> [Request]: Filter the data below for the string "this" and copy each matching line.

> [Input data]:
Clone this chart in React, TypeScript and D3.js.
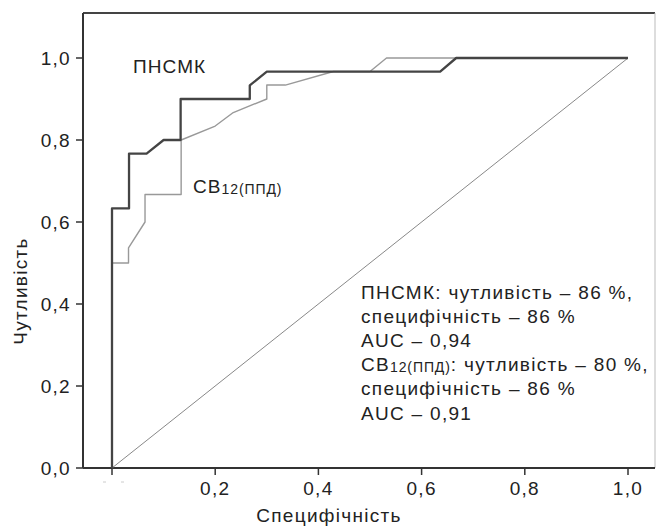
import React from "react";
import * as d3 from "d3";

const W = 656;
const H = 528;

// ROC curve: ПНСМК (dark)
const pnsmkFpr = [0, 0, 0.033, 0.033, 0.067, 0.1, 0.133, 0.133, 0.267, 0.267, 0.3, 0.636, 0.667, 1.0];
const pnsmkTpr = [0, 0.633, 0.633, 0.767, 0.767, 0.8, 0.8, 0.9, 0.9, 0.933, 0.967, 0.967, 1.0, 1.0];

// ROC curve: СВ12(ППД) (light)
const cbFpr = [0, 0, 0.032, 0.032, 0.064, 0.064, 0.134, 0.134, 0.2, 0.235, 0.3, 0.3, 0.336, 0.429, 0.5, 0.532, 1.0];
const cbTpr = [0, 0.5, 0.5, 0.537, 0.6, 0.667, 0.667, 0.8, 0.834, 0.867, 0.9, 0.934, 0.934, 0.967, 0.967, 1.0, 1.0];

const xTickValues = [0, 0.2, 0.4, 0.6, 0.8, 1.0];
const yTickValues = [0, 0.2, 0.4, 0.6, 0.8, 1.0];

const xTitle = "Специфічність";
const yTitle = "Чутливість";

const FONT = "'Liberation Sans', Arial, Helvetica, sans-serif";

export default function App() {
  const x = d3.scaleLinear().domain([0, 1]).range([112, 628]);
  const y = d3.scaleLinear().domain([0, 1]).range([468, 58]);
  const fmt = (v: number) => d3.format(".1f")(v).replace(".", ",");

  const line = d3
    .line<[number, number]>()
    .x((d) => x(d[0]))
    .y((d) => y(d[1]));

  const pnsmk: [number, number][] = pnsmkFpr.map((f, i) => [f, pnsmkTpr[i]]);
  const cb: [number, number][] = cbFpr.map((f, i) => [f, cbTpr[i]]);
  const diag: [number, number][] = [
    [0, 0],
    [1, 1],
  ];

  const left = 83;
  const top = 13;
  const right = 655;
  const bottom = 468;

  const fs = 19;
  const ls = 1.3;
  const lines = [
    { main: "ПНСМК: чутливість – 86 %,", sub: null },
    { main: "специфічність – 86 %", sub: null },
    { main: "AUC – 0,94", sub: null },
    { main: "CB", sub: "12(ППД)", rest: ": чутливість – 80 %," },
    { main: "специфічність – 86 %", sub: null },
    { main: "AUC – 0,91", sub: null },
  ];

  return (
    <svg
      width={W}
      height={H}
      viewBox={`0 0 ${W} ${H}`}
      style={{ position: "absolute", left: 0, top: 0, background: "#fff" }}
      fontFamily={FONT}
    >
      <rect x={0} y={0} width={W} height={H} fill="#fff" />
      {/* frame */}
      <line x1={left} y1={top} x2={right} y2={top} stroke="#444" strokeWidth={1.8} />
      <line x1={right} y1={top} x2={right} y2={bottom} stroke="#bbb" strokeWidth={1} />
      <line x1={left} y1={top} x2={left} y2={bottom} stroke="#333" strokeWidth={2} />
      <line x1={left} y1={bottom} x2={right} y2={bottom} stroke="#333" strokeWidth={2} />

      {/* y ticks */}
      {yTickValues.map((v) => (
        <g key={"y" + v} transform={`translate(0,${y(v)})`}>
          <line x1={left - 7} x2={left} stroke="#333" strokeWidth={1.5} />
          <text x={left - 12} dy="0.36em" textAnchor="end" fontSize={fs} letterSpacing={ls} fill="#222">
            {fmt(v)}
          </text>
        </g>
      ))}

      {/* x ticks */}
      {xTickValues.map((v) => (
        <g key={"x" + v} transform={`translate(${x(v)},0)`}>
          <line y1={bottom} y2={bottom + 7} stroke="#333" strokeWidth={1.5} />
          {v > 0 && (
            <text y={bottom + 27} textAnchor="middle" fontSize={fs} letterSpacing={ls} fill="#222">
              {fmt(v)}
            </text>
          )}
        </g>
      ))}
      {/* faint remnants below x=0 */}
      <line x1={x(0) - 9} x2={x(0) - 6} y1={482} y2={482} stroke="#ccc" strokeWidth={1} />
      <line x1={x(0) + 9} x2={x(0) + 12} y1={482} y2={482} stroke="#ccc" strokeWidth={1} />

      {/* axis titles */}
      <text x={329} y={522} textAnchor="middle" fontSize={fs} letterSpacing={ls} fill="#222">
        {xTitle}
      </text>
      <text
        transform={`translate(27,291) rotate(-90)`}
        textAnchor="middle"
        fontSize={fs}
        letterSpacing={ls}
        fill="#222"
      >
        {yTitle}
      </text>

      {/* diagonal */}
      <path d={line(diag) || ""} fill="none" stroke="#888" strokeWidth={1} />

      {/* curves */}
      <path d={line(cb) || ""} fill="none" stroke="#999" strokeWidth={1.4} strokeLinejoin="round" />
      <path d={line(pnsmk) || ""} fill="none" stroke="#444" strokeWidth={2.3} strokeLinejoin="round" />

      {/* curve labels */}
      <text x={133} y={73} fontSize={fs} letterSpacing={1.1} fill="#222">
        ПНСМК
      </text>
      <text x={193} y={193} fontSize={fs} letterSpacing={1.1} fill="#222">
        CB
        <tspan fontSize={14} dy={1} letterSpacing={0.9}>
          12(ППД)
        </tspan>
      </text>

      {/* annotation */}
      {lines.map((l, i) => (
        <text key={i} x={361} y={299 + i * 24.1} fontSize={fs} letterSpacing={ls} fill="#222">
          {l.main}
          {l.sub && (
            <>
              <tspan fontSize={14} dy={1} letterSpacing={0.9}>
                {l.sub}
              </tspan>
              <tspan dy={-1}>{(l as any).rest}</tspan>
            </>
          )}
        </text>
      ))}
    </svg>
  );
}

...

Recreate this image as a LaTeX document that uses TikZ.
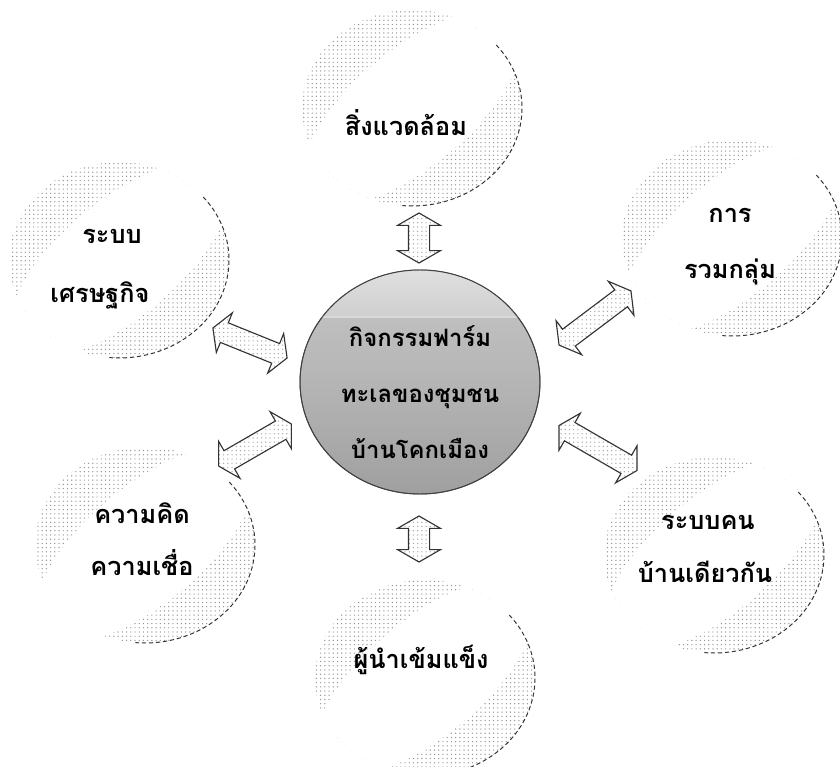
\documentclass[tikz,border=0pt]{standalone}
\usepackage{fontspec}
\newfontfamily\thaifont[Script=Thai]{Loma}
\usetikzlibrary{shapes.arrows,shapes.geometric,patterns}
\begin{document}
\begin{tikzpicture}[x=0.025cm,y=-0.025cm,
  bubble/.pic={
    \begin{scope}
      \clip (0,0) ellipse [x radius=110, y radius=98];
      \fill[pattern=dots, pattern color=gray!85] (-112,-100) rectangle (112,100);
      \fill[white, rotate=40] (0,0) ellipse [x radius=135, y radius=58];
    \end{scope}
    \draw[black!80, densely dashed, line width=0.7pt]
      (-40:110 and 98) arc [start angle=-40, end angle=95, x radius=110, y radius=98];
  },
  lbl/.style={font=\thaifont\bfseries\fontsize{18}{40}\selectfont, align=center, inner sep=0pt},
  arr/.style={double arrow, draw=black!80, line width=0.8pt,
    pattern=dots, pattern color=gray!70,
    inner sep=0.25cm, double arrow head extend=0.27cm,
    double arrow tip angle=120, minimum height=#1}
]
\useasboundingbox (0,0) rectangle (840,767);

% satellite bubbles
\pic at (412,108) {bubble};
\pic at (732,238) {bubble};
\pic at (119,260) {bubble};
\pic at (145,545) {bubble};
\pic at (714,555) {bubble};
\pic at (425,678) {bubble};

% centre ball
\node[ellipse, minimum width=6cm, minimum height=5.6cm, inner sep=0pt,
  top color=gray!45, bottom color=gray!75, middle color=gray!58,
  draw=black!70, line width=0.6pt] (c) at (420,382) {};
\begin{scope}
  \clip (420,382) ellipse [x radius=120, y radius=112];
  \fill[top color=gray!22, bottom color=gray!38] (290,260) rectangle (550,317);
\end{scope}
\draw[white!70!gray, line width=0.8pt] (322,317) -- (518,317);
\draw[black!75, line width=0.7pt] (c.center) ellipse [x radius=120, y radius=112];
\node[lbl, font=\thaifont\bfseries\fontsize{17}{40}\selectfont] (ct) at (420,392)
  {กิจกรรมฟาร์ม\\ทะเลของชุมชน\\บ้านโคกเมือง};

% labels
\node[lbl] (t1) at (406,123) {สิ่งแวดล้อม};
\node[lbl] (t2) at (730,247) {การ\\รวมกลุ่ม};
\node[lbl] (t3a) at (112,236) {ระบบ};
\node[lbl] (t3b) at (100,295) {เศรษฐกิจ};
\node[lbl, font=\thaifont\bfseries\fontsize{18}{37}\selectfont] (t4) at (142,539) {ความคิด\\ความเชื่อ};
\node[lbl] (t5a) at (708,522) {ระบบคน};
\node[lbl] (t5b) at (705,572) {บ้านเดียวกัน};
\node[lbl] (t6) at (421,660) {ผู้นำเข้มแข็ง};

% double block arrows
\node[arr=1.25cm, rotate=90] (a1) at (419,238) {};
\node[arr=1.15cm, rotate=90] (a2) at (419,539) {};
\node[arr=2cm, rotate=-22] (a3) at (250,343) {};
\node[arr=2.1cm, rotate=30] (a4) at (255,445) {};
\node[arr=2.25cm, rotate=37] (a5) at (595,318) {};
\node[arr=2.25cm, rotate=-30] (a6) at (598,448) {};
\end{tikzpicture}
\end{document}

> [Result]:
Clone this chart in React, TypeScript and D3.js.
Recreate this image as a LaTeX document that uses TikZ.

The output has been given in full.